▶ [Material to process]
┏━━
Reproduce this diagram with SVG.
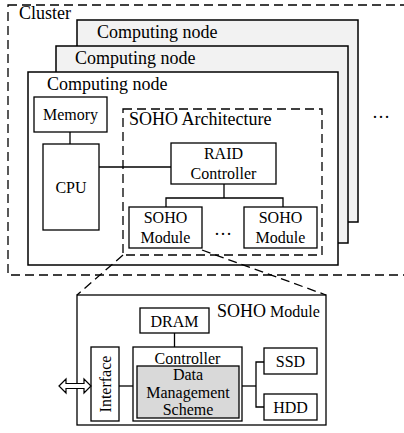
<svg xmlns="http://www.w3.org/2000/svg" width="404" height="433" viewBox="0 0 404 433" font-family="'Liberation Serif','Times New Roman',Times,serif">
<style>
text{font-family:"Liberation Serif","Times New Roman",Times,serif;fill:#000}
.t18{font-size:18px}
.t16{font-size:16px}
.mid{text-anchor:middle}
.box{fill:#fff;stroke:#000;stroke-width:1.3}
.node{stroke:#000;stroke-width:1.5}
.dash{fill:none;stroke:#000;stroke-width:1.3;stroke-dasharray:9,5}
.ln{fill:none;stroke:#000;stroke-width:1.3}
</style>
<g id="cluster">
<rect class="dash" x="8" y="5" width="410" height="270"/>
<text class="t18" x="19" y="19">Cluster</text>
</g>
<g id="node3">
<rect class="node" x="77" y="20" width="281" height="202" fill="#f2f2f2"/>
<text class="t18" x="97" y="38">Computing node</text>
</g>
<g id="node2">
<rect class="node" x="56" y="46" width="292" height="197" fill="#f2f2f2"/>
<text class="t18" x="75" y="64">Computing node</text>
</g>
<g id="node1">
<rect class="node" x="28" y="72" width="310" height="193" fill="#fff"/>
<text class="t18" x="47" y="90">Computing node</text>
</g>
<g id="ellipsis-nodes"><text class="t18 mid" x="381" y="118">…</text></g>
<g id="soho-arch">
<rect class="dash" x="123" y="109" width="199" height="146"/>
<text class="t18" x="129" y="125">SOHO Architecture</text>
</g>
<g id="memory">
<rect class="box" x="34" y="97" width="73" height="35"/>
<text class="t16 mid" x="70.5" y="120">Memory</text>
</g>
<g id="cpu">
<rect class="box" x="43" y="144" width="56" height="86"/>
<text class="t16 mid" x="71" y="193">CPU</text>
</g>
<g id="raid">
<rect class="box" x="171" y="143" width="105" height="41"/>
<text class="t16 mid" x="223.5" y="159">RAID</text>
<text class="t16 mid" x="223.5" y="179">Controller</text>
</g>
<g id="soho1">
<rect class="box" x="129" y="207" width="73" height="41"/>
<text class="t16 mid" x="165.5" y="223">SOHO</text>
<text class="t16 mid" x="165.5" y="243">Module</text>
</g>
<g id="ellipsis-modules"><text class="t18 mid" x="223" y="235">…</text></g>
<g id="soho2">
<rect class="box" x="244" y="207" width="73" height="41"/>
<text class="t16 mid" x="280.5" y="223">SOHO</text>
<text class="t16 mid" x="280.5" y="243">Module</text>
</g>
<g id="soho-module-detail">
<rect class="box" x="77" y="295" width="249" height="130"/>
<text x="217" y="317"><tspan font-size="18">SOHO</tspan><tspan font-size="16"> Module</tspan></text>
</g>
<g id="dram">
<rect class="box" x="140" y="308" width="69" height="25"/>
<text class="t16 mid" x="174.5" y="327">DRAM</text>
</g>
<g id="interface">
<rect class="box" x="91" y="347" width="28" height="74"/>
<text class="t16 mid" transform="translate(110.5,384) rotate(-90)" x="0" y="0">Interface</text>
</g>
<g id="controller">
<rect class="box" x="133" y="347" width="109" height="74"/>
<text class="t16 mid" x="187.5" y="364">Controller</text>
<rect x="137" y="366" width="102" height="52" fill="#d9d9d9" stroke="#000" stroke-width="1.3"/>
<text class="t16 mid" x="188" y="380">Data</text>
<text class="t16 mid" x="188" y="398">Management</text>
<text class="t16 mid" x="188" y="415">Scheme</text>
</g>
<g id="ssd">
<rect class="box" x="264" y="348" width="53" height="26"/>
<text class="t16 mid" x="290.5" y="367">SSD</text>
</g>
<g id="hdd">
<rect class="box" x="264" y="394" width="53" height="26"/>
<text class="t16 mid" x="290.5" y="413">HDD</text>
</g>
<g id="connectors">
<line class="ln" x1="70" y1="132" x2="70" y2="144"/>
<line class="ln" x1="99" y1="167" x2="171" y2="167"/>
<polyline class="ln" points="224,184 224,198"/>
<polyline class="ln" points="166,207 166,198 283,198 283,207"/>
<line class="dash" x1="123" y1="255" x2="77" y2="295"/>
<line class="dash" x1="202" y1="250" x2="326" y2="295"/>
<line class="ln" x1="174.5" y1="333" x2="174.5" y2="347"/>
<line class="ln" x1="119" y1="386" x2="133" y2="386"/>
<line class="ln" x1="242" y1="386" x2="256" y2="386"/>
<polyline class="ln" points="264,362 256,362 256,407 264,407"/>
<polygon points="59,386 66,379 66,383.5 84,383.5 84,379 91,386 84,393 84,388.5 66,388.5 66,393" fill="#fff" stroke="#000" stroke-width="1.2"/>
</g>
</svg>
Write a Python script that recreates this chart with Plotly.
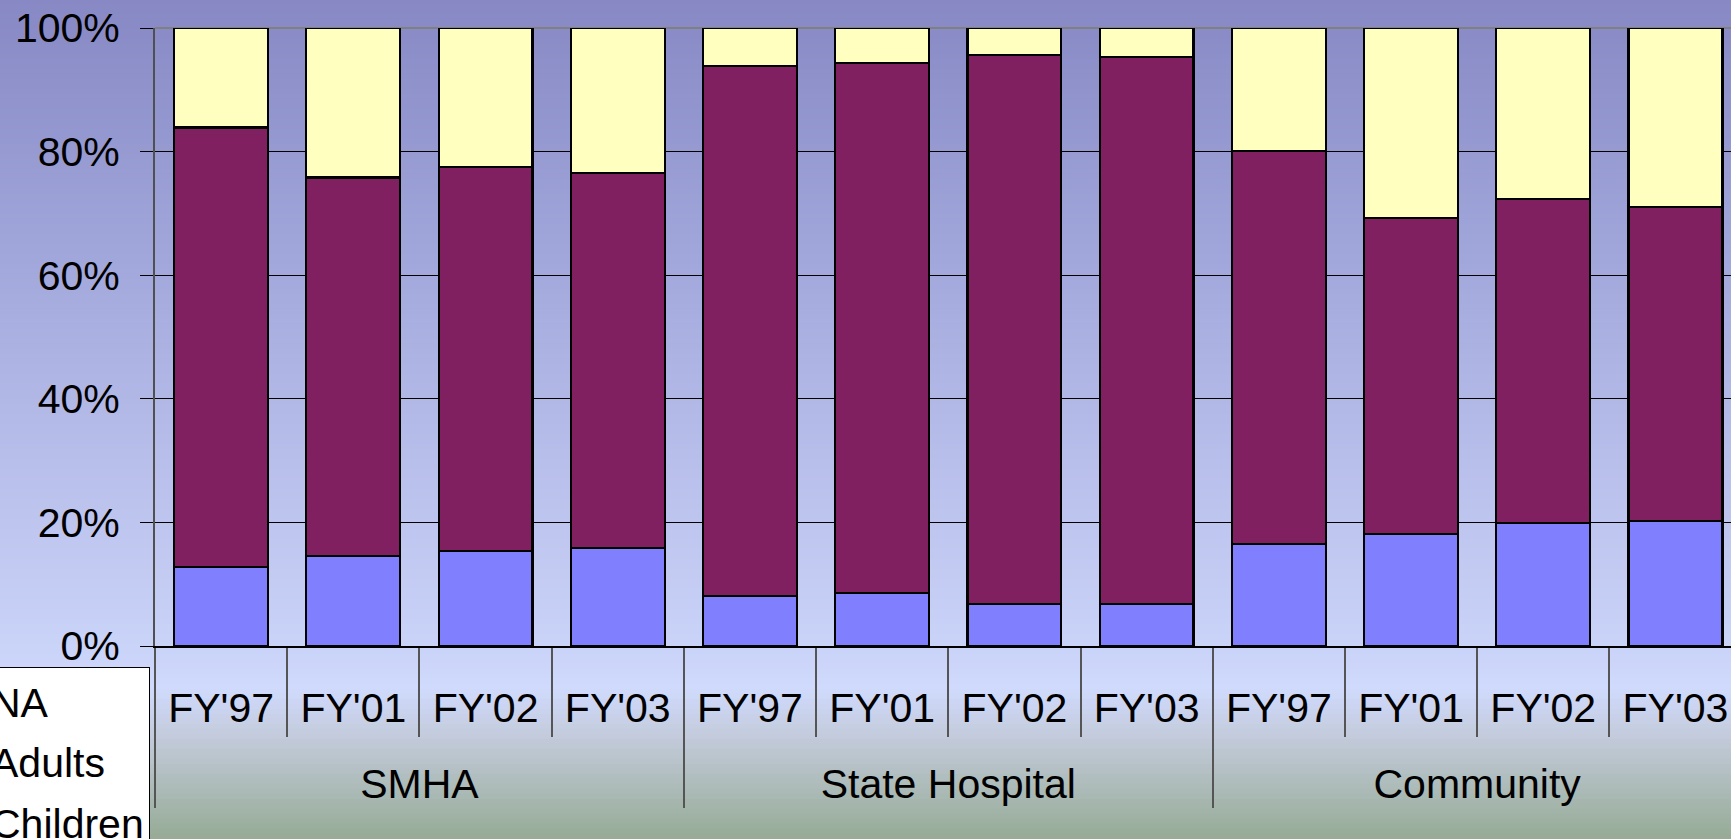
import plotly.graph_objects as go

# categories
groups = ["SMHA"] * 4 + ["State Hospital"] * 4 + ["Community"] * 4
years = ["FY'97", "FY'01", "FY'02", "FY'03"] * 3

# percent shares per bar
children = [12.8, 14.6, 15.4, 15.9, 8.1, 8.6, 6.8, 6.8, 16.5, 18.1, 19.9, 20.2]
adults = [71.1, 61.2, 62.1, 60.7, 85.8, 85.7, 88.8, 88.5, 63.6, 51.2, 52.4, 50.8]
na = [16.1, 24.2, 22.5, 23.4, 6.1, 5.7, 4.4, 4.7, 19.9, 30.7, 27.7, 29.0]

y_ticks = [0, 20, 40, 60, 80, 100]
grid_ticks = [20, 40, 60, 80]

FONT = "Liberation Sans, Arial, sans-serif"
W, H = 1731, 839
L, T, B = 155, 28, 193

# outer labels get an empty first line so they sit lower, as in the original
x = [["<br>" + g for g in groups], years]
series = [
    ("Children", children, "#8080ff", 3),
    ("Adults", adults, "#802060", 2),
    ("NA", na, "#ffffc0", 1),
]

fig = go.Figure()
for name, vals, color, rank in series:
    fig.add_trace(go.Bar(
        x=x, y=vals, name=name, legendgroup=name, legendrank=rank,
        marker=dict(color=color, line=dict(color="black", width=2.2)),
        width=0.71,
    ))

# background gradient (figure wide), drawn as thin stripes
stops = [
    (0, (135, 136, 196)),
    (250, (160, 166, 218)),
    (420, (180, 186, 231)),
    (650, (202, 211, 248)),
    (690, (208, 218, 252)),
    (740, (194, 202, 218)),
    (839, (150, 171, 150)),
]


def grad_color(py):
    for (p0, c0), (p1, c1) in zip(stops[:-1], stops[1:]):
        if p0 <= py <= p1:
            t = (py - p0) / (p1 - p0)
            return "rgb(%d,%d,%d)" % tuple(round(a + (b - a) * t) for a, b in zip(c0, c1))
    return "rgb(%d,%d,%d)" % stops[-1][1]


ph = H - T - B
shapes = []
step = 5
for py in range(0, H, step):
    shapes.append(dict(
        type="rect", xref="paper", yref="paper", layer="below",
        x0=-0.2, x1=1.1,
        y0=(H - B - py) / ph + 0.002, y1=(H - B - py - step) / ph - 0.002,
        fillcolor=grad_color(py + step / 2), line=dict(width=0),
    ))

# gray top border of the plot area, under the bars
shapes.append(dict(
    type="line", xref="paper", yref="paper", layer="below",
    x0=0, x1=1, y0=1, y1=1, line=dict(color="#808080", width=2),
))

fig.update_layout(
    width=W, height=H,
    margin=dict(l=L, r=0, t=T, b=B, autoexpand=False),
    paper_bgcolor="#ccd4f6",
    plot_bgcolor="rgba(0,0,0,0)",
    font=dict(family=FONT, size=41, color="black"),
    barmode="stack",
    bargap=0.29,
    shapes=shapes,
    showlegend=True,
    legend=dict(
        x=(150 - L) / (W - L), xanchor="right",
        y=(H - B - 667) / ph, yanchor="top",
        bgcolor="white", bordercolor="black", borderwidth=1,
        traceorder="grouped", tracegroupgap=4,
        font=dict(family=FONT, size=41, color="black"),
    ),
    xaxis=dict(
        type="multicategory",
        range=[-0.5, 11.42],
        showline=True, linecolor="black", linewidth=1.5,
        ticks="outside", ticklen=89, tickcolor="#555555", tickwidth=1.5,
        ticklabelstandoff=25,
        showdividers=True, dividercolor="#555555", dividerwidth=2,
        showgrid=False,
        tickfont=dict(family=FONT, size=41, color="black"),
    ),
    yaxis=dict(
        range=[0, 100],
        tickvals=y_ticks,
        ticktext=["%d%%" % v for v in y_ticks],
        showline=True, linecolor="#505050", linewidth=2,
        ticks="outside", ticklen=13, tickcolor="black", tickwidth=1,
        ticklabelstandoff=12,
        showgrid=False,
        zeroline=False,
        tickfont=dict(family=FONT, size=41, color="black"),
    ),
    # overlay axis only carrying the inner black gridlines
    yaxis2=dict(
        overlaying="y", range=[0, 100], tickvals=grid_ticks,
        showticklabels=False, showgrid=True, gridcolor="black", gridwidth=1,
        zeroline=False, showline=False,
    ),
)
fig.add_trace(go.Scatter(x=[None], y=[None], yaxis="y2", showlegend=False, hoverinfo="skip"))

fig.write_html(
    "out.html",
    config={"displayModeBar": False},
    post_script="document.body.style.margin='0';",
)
┗━━
▶ [Do this]
Search the preceding listing for "with" and extract every line where it is found.

▶ [Task solution]
Reproduce this diagram with SVG.
Write a Python script that recreates this chart with Plotly.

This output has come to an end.